Stored dataset items:

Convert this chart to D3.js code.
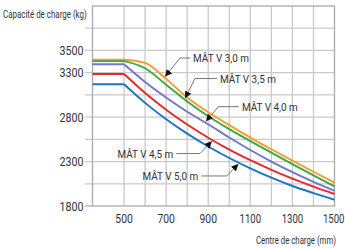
<!DOCTYPE html>
<html><head><meta charset="utf-8">
<script src="https://cdn.jsdelivr.net/npm/d3@7"></script>
<style>
html,body{margin:0;padding:0;background:#fff;}
text{font-family:"Roboto","Liberation Sans",sans-serif;fill:#333;}
</style></head>
<body><svg id="c" width="345" height="249"></svg>
<script>
// ---- data ----
const loadCenters = [350, 500, 600, 700, 800, 900, 1000, 1100, 1200, 1300, 1400, 1500];
const mast30 = [3446, 3446, 3410, 3230, 3020, 2855, 2710, 2570, 2438, 2310, 2185, 2062];
const mast35 = [3430, 3430, 3350, 3165, 2975, 2810, 2665, 2530, 2400, 2272, 2145, 2020];
const mast40 = [3395, 3395, 3195, 3020, 2860, 2720, 2570, 2430, 2300, 2180, 2072, 1972];
const mast45 = [3285, 3285, 3071, 2883, 2716, 2568, 2435, 2315, 2207, 2108, 2018, 1935];
const mast50 = [3170, 3170, 2960, 2776, 2614, 2469, 2340, 2223, 2118, 2025, 1945, 1870];
const seriesNames = ["MÂT V 3,0 m", "MÂT V 3,5 m", "MÂT V 4,0 m", "MÂT V 4,5 m", "MÂT V 5,0 m"];
const seriesColors = ["#f59d2a", "#39a846", "#7276c8", "#e8262d", "#1c75c4"];
const xTickValues = [500, 700, 900, 1100, 1300, 1500];
const xGridValues = [500, 600, 700, 800, 900, 1000, 1100, 1200, 1300, 1400];
const yTickValues = [1800, 2300, 2800, 3300, 3550];
const yTickLabels = ["1800", "2300", "2800", "3300", "3500"];
const yGridValues = [2050, 2300, 2550, 2800, 3050, 3300, 3550, 3800];
// label anchor: [text x (mm), text y (kg), elbow x (mm), tip x (mm)]
const labelPos = [
  [828, 3465, 766, 695],
  [956, 3234, 837, 790],
  [1060, 2917, 948, 889],
  [734, 2390, 861, 917],
  [853, 2138, 988, 1043]
];

const series = [mast30, mast35, mast40, mast45, mast50];

const svg = d3.select("#c");
const x = d3.scaleLinear().domain([350, 1500]).range([92.5, 334.5]);
const y = d3.scaleLinear().domain([1800, 4050]).range([206, 6]);

const gridColor = "#c9c9c9";
svg.append("g").selectAll("line").data(yGridValues).join("line")
  .attr("x1", 85).attr("x2", x(1500))
  .attr("y1", d => y(d)).attr("y2", d => y(d))
  .attr("stroke", gridColor).attr("stroke-width", 1.3);
svg.append("g").selectAll("line").data(xGridValues).join("line")
  .attr("x1", d => x(d)).attr("x2", d => x(d))
  .attr("y1", y(1800)).attr("y2", y(4050))
  .attr("stroke", gridColor).attr("stroke-width", 1.3);
svg.append("rect").attr("x", x(350)).attr("y", y(4050))
  .attr("width", x(1500) - x(350)).attr("height", y(1800) - y(4050))
  .attr("fill", "none").attr("stroke", "#aaa").attr("stroke-width", 1.3);
svg.append("line").attr("x1", 85).attr("x2", x(350)).attr("y1", y(1800)).attr("y2", y(1800))
  .attr("stroke", "#aaa").attr("stroke-width", 1.3);

// condensed text: place text inside a horizontally scaled group
// anchor: "start" | "middle" | "end"
function condText(parent, str, px, py, size, width, anchor) {
  const g = parent.append("g");
  const t = g.append("text").attr("font-size", size).attr("fill", "#333")
    .attr("text-anchor", anchor).text(str);
  const natural = t.node().getComputedTextLength();
  const s = width / natural;
  g.attr("transform", `translate(${px},${py}) scale(${s},1)`);
  return g;
}

// y tick labels (right aligned)
const yLab = svg.append("g");
yTickValues.forEach((v, i) => {
  condText(yLab, yTickLabels[i], x(350) - 9, y(v) + 4.5, 13, yTickLabels[i].length * 6, "end");
});
// x tick labels (centered)
const xLab = svg.append("g");
xTickValues.forEach((v, i) => {
  const s = String(v);
  const w = s.length === 4 ? 21.5 : 17.5;
  const px = Math.min(x(v), 345 - w / 2 - 0.5);
  condText(xLab, s, px, y(1800) + 17, 13, w, "middle");
});

condText(svg, "Capacité de charge (kg)", 3, 18, 10, 84, "start");
condText(svg, "Centre de charge (mm)", 336, 244, 10, 80, "end");

const curveGen = d3.line().x(d => x(d[0])).y(d => y(d[1])).curve(d3.curveMonotoneX);
const flatGen = d3.line().x(d => x(d[0])).y(d => y(d[1]));
series.forEach((vals, si) => {
  const pts = loadCenters.map((c, i) => [c, vals[i]]);
  svg.append("path").attr("d", flatGen(pts.slice(0, 2)))
    .attr("fill", "none").attr("stroke", seriesColors[si]).attr("stroke-width", 1.9);
  svg.append("path").attr("d", curveGen(pts.slice(1)))
    .attr("fill", "none").attr("stroke", seriesColors[si]).attr("stroke-width", 1.9);
});

const interp = (vals, c) => {
  for (let i = 0; i < loadCenters.length - 1; i++) {
    if (c >= loadCenters[i] && c <= loadCenters[i + 1]) {
      const t = (c - loadCenters[i]) / (loadCenters[i + 1] - loadCenters[i]);
      return vals[i] + t * (vals[i + 1] - vals[i]);
    }
  }
  return vals[vals.length - 1];
};
svg.append("defs").append("marker").attr("id", "ah").attr("viewBox", "0 0 10 10")
  .attr("refX", 10).attr("refY", 5).attr("markerWidth", 7).attr("markerHeight", 7)
  .attr("markerUnits", "userSpaceOnUse").attr("orient", "auto")
  .append("path").attr("d", "M0,0L10,5L0,10Z").attr("fill", "#111");

labelPos.forEach((p, i) => {
  const [tx, ty, ex, tipX] = p;
  const tipY = interp(series[i], tipX);
  const leftSide = x(ex) < x(tx);
  const textX = x(tx);
  const lineY = y(ty);
  svg.append("path")
    .attr("d", `M${leftSide ? textX - 3 : textX + 3},${lineY}L${x(ex)},${lineY}L${x(tipX)},${y(tipY) + (i < 3 ? -1.5 : 1.5)}`)
    .attr("fill", "none").attr("stroke", "#777").attr("stroke-width", 1).attr("marker-end", "url(#ah)");
  condText(svg, seriesNames[i], textX, lineY + 4, 11, 56, leftSide ? "start" : "end");
});
</script></body></html>
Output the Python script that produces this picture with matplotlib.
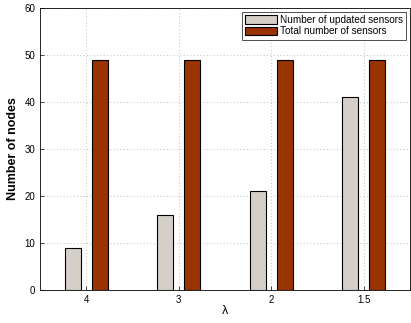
import matplotlib
matplotlib.use("Agg")
import matplotlib.pyplot as plt
import numpy as np

plt.rcParams['font.family'] = ['Liberation Sans', 'DejaVu Sans']

lambdas = ["4", "3", "2", "1.5"]
updated = [9, 16, 21, 41]
total = [49, 49, 49, 49]

fig = plt.figure(figsize=(4.11, 3.23), dpi=100)
ax = fig.add_axes([40 / 411, 1 - 290 / 323, 370 / 411, 282 / 323])

x = np.arange(1, len(lambdas) + 1)
w = 0.175
ax.bar(x - 0.145, updated, w, color="#d4d0c8", edgecolor="black", linewidth=0.8,
       label="Number of updated sensors", zorder=3)
ax.bar(x + 0.145, total, w, color="#993300", edgecolor="black", linewidth=0.8,
       label="Total number of sensors", zorder=3)

ax.set_xlim(0.5, 4.5)
ax.set_ylim(0, 60)
ax.set_xticks(x)
ax.set_xticklabels(lambdas)
ax.set_yticks(range(0, 61, 10))
ax.tick_params(direction="in", labelsize=7, length=3, width=0.5)
ax.grid(True, linestyle=(0, (1, 3)), color="#aaaaaa", linewidth=0.6, zorder=0)
for s in ax.spines.values():
    s.set_linewidth(0.6)

ax.set_xlabel("λ", fontsize=9, labelpad=0)
ax.set_ylabel("Number of nodes", fontsize=9, fontweight="bold")

leg = ax.legend(loc="upper right", fontsize=7.2, frameon=True, fancybox=False,
                edgecolor="black", borderpad=0.3, handlelength=3.2,
                handleheight=0.9, handletextpad=0.3, labelspacing=0.15,
                borderaxespad=0.4)
leg.get_frame().set_linewidth(0.6)

fig.savefig("out.png", dpi=100)
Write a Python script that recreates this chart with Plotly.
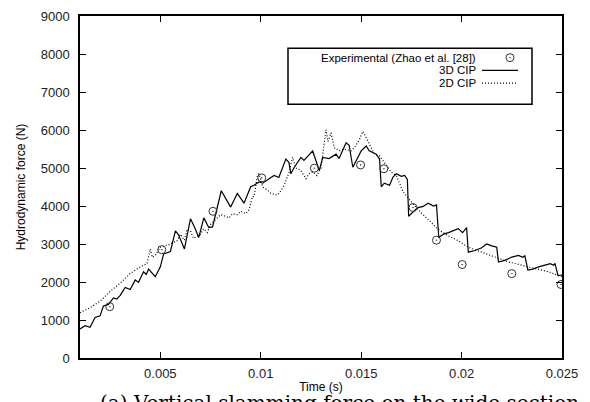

§ **Brief**:
Include the first line of the records, the line containing "const y = d3.scaleLinear().domain([1800, 4050]).range([206, 6]);", and every line between them, repeated exactly. Skip the pictures.

§ **Finished exercise**:
Convert this chart to D3.js code.
<!DOCTYPE html>
<html><head><meta charset="utf-8">
<script src="https://cdn.jsdelivr.net/npm/d3@7"></script>
<style>
html,body{margin:0;padding:0;background:#fff;}
text{font-family:"Roboto","Liberation Sans",sans-serif;fill:#333;}
</style></head>
<body><svg id="c" width="345" height="249"></svg>
<script>
// ---- data ----
const loadCenters = [350, 500, 600, 700, 800, 900, 1000, 1100, 1200, 1300, 1400, 1500];
const mast30 = [3446, 3446, 3410, 3230, 3020, 2855, 2710, 2570, 2438, 2310, 2185, 2062];
const mast35 = [3430, 3430, 3350, 3165, 2975, 2810, 2665, 2530, 2400, 2272, 2145, 2020];
const mast40 = [3395, 3395, 3195, 3020, 2860, 2720, 2570, 2430, 2300, 2180, 2072, 1972];
const mast45 = [3285, 3285, 3071, 2883, 2716, 2568, 2435, 2315, 2207, 2108, 2018, 1935];
const mast50 = [3170, 3170, 2960, 2776, 2614, 2469, 2340, 2223, 2118, 2025, 1945, 1870];
const seriesNames = ["MÂT V 3,0 m", "MÂT V 3,5 m", "MÂT V 4,0 m", "MÂT V 4,5 m", "MÂT V 5,0 m"];
const seriesColors = ["#f59d2a", "#39a846", "#7276c8", "#e8262d", "#1c75c4"];
const xTickValues = [500, 700, 900, 1100, 1300, 1500];
const xGridValues = [500, 600, 700, 800, 900, 1000, 1100, 1200, 1300, 1400];
const yTickValues = [1800, 2300, 2800, 3300, 3550];
const yTickLabels = ["1800", "2300", "2800", "3300", "3500"];
const yGridValues = [2050, 2300, 2550, 2800, 3050, 3300, 3550, 3800];
// label anchor: [text x (mm), text y (kg), elbow x (mm), tip x (mm)]
const labelPos = [
  [828, 3465, 766, 695],
  [956, 3234, 837, 790],
  [1060, 2917, 948, 889],
  [734, 2390, 861, 917],
  [853, 2138, 988, 1043]
];

const series = [mast30, mast35, mast40, mast45, mast50];

const svg = d3.select("#c");
const x = d3.scaleLinear().domain([350, 1500]).range([92.5, 334.5]);
const y = d3.scaleLinear().domain([1800, 4050]).range([206, 6]);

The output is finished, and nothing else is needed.